Nigeria’s FDI Plunges 70% in Q1 2025, Obi Blames Poor Leadership for Investor Exodus
By NaijaEnquirer Staff
Former presidential candidate, Mr. Peter Obi, has raised alarm over Nigeria’s shrinking Foreign Direct Investment (FDI) inflows, blaming poor leadership and uncoordinated reforms for scaring off long-term investors despite the government’s frequent foreign investment drives.
According to the National Bureau of Statistics (NBS), FDI into Nigeria dropped by a staggering 70 percent in Q1 2025, plunging to $126.29 million from $421.8 million in Q4 2024. Overall, capital importation stood at $5.64 billion, with FDI accounting for only 2.24 percent—compared to 8.2 percent the previous quarter. Nearly 90 percent of inflows went into speculative money market instruments.
Obi criticised this trend, noting that speculative investments contribute little to industrial growth or job creation. With such a high proportion of capital importation flowing into speculative investments, the impact on industrial growth or job creation is highly insignificant and elusive, given the ease with which such ‘hot money’ can exit the economy,
he said.
He argued that Nigeria’s poor performance in governance, rule of law, regulatory quality, and accountability demonstrates that leadership failure remains the biggest obstacle to attracting sustainable investment. You cannot attract sustainable foreign investment with poor leadership and governance,
he stressed.
Highlighting the impact on the real economy, Obi revealed that capital inflows into the manufacturing sector dropped by 32.1 percent, falling to $129.92 million in Q1 2025 from $191.92 million in Q1 2023. There is no better confirmation of the lack of trust in this government, whose reforms remain uncoordinated and largely reactive,
he added.
Comparing Nigeria’s performance with its African peers, Obi noted that while global FDI flows declined in 2024, Africa’s inflows rose 75 percent to $97 billion. Egypt led the pack with $46.58 billion, followed by Ethiopia, Côte d’Ivoire, Mozambique, Uganda, DR Congo, South Africa, Namibia, Senegal, Guinea, and Morocco. Nigeria, however, secured only $1.08 billion, about one percent of Africa’s total, representing a 42 percent decline from 2023.

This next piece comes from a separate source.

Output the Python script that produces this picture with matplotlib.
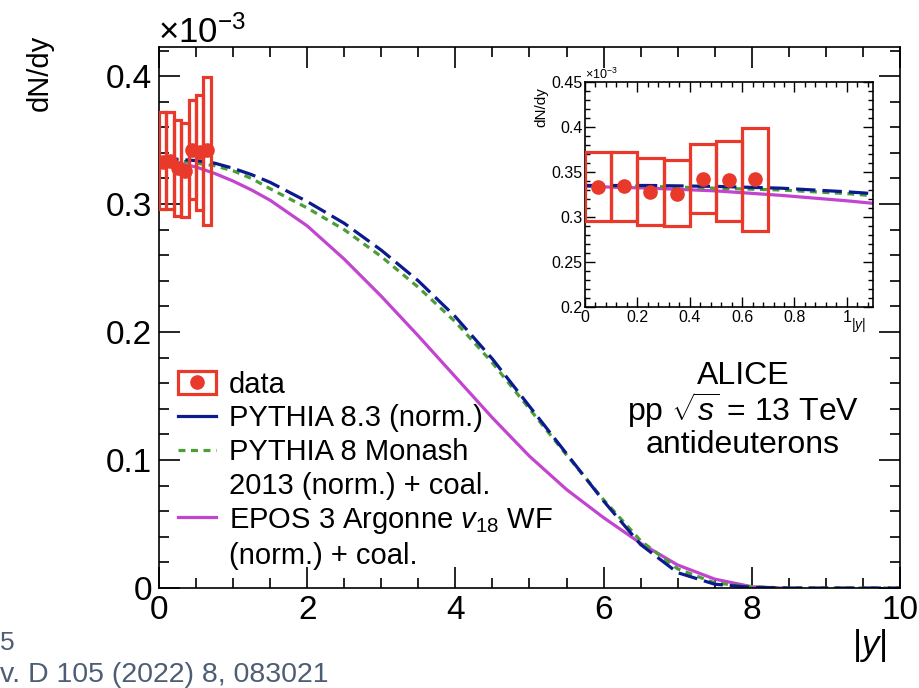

He further lamented that after the 42 percent fall in 2024, Nigeria’s FDI has now collapsed by another 75 percent between Q4 2024 and Q1 2025. We cannot achieve sustainable growth and development with ineffective leadership and a weak government,
Obi warned.
Despite the grim statistics, Obi expressed optimism that reforms rooted in good governance could reverse the trend, insisting: A New Nigeria is possible.